The major difference between the markets is that the pre- and after-hours markets will generally have less liquidity, more volatility and lower volume than the regular market. This can have a huge effect on the price you end up getting for your shares, so it is usually important to use a limit order on any shares that you buy or sell after normal trading hours.

Generally speaking, price changes in the after-hours market have exactly the same effect on a stock as changes in the regular market do: a $1 increase in the after-hours market is the same as a $1 increase in the regular market. Therefore, if you have a stock that falls from $10 to $9 during the day's trading session, but then rises by $1.50 to trade at $10.50 in the after-hours market, you will have experienced a $1 loss during the day's session ($10 - $9), but because prices rose in after-hours trading, you would be sitting on a $0.50 per share gain.

However, once the regular market opens for the next day's trading (when most individual investors will have the opportunity to sell), the stock may not necessarily open at the same price at which it traded in the after-hours market. For example, if a stock's price increases greatly in the after-hours market due to a rumor of increased sales, there could be a lot of investors who want to sell immediately at the market open, increasing selling pressure and possibly driving the price of the stock down.

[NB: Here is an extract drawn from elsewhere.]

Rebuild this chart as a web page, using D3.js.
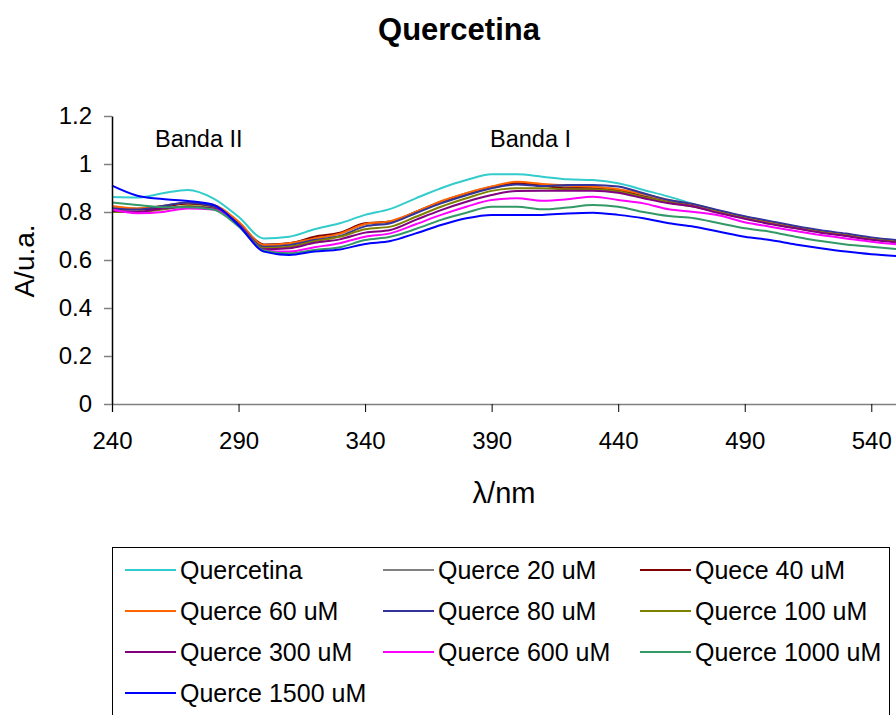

The price changes seen in the after-hours market are generally useful for showing how the market reacts to new information released after the regular market has closed. However, after-hours price changes are generally more volatile than regular-hours prices, so they shouldn't be relied on as a 100% accurate reflection of what a stock will trade at when the next regular session opens.

In the past, the average investor could only trade shares during regular market hours - after-hours trading was reserved for institutional investors. But with the advent of computers and electronic communication networks, today's markets are open more than ever, and individuals are free to trade after hours too. The day when investors will be able to trade 24 hours a day, seven days a week, may not be too far off.